Transcribe every line exactly. Leave the pictures behind.

★ ★ ★ ★ ★ ★ ★

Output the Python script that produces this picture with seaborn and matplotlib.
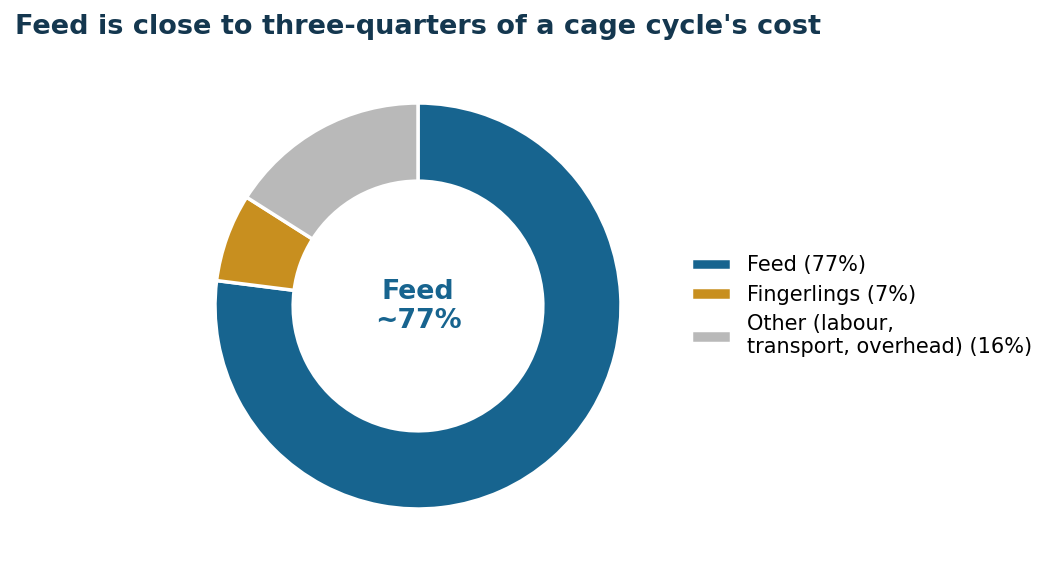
import matplotlib
matplotlib.use("Agg")
import matplotlib.pyplot as plt
import seaborn as sns

# data
labels = ["Feed (77%)", "Fingerlings (7%)", "Other (labour,\ntransport, overhead) (16%)"]
shares = [77, 7, 16]
colors = ["#17648f", "#c88f1f", "#b9b9b9"]

sns.set_style("white")
plt.rcParams['font.family'] = ['DejaVu Sans']

fig = plt.figure(figsize=(10.55, 5.64), dpi=100)
ax = fig.add_axes([215/1055, 55/564, 406/1055, 406/564])

wedges, _ = ax.pie(shares, colors=colors, startangle=90, counterclock=False,
                   wedgeprops=dict(width=0.385, edgecolor="white", linewidth=2.5))
ax.set_xlim(-1.0, 1.0)
ax.set_ylim(-1.0, 1.0)
ax.set_aspect("equal")

# centre label
ax.text(0, -0.003, "Feed\n~77%", ha="center", va="center", fontsize=19.3,
        fontweight="bold", color="#17648f", linespacing=1.15)

fig.legend(wedges, labels, loc="center left", bbox_to_anchor=(0.6374, 0.457),
           frameon=False, fontsize=15, handlelength=1.9, handleheight=0.55,
           labelspacing=0.45, handletextpad=0.8, labelcolor="black")

fig.text(0.014, 0.952, "Feed is close to three-quarters of a cage cycle's cost",
         ha="left", va="center", fontsize=19.5, fontweight="bold", color="#14374f")

fig.savefig("out.png", dpi=100)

★ ★ ★ ★ ★ ★ ★

__FINISHED ANSWER__
Output the Python script that produces this picture with seaborn and matplotlib.
import matplotlib
matplotlib.use("Agg")
import matplotlib.pyplot as plt
import seaborn as sns

# data
labels = ["Feed (77%)", "Fingerlings (7%)", "Other (labour,\ntransport, overhead) (16%)"]
shares = [77, 7, 16]
colors = ["#17648f", "#c88f1f", "#b9b9b9"]

sns.set_style("white")
plt.rcParams['font.family'] = ['DejaVu Sans']

fig = plt.figure(figsize=(10.55, 5.64), dpi=100)
ax = fig.add_axes([215/1055, 55/564, 406/1055, 406/564])

wedges, _ = ax.pie(shares, colors=colors, startangle=90, counterclock=False,
                   wedgeprops=dict(width=0.385, edgecolor="white", linewidth=2.5))
ax.set_xlim(-1.0, 1.0)
ax.set_ylim(-1.0, 1.0)
ax.set_aspect("equal")

# centre label
ax.text(0, -0.003, "Feed\n~77%", ha="center", va="center", fontsize=19.3,
        fontweight="bold", color="#17648f", linespacing=1.15)

fig.legend(wedges, labels, loc="center left", bbox_to_anchor=(0.6374, 0.457),
           frameon=False, fontsize=15, handlelength=1.9, handleheight=0.55,
           labelspacing=0.45, handletextpad=0.8, labelcolor="black")

fig.text(0.014, 0.952, "Feed is close to three-quarters of a cage cycle's cost",
         ha="left", va="center", fontsize=19.5, fontweight="bold", color="#14374f")

fig.savefig("out.png", dpi=100)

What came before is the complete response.